Personal information
- Full name: Simon Buckley
- Born: 18 April 1987 (age 38)
- Original team: Sandringham Dragons (TAC Cup)
- Draft: No. 53, 2005 National Draft, Melbourne No. 85, 2009 National Draft, Collingwood
- Height: 190 cm (6 ft 3 in)
- Weight: 93 kg (205 lb)
- Position: Defender

Playing career^{1}
- Years: Club / Games (Goals)
- 2006–2009: Melbourne / 21 0(3)
- 2010–2012: Collingwood / 26 0(7)
- Total:  / 47 (10)
- ^{1} Playing statistics correct to the end of 2012.

= Simon Buckley =

Australian rules footballer

Simon Buckley (born 18 April 1987) is a retired Australian rules footballer who played in the Australian Football League (AFL). He played for Melbourne Football Club from 2006 to 2009. He was drafted to Collingwood with 85th pick in 2009 AFL draft but was delisted in 2012.

==Career==
Taken at pick 53 in the 2005 AFL draft, Buckley was recruited from the Sandringham Dragons TAC Cup club.

The 190 cm, 90 kg midfielder debuted in Round 14 (8 July) of the 2007 AFL season against Carlton Football Club and kicked his first league goal in Round 16.

Buckley improved in the 2008 season, particularly in the second half, averaging 21 disposals and six marks. He also gained a career high 32 disposals in Round 21 of that season.

At the end of the 2009 season, after only playing one game for the season, Buckley was delisted from the Demons.

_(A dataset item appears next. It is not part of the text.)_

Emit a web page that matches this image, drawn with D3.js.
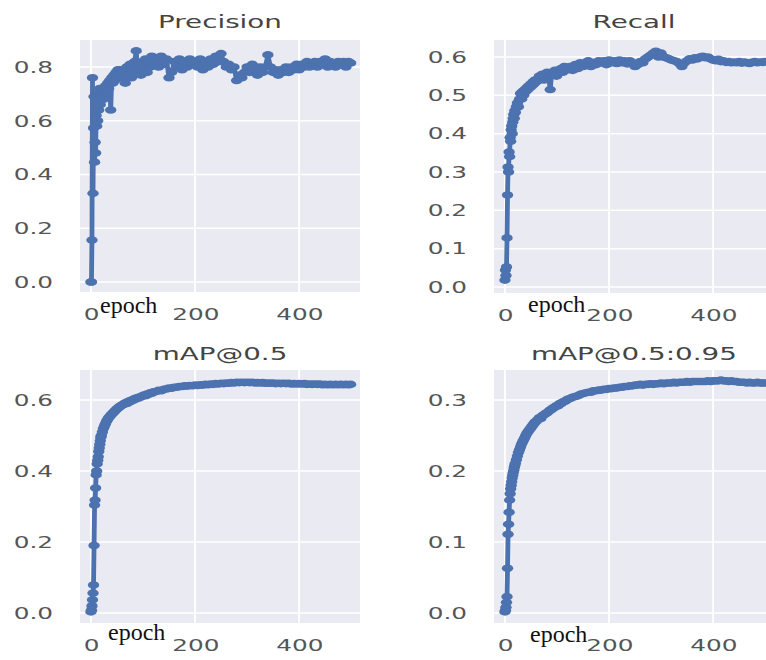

On 26 November 2009, Buckley was picked up in the AFL Draft at pick number 85 by the Collingwood Magpies.

In May 2010, Buckley admitted to keying his ex-girlfriend's car, a black BMW, and is currently facing charges. His ex-girlfriend, Jade Carter, has also alleged that Buckley physically assaulted her. Buckley has agreed to pay for the damage caused to the car. In 2012 Buckley was delisted by the Magpies. After being delisted by the Magpies, Bucking joined Echuca in the GVFL until retiring prior to the 2019 season. Buckley has since joined Ormond in the VAFA from the 2019 season.